When a model becomes over-complex, obtaining its SHAP explanations directly will be very time/resource-consuming no matter what kind of method is adopted. In this case, a simpler & local interpretable surrogate model that approximates the predictions of the underlying complex model is trained. Then, local explanations are obtained from the surrogate model instead of the original complex one. Surrogate model based interpretability is adopted in algorithms like LSTM and Attention(for feature-wise attributions).

## Direct Explanation

For some algorithms with specific model structures, local interpretability sometimes can be computed directly. For example, for GRU model with Attension mechanism(i.e. class hana_ml.algorithms.pal.tsa.rnn.GRUAttention), time-dimensional-wise contributions can be directly inferred from the attention weights assigned.

## Key Relevant Parameters in hana-ml.algorithms.pal Package

In __init__():

• `background_size` : for models that supports linear/kernel SHAP (in particular, not for tree-based models), specify a positive value to activate local interpretability.

• background_random_state : set the random seed for sampling background data from training data.

In predict() or score():

• `top_k_attributions` : controls the number of top feature attributions to output

• `attribution_method` : for tree-based models in UnifiedClassification and UnifiedRegression, specify either 'saabas' or 'tree-shap' as the feature attribution method to activate local interpretability.

• `sample_size` : number of sampled combination of features in the implementation of linear/kernel SHAP.

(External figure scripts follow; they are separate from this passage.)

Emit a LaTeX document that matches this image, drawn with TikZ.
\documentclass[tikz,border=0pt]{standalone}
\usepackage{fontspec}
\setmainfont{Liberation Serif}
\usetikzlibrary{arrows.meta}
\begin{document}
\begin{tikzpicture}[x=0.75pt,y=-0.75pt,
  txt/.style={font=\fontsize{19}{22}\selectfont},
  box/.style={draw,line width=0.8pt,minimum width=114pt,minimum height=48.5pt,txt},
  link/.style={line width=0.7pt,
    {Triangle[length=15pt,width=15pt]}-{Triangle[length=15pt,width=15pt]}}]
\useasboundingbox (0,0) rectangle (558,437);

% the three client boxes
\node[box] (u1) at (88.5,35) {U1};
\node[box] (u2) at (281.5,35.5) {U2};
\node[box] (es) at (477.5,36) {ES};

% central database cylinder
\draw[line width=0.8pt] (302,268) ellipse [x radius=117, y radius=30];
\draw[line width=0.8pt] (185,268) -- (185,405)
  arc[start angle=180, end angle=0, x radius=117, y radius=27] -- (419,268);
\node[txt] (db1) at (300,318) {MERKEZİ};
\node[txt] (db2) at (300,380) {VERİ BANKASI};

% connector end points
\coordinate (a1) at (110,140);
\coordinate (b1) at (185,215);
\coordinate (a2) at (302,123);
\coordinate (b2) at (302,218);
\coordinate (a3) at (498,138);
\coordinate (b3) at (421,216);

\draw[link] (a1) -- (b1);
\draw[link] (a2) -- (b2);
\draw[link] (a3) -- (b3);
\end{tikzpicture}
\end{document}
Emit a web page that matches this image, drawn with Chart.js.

• `ignore_correlation` : whether or not to ignore correlations between features, valid only for algorithms that uses linear SHAP for local interpretability in UnifiedClassification/UnifiedRegression.

Note

The availability of a specific parameter should be algorithm dependent, i.e. given an algorithm that supports local interpretability of models, not all parameters listed above are necessarily available.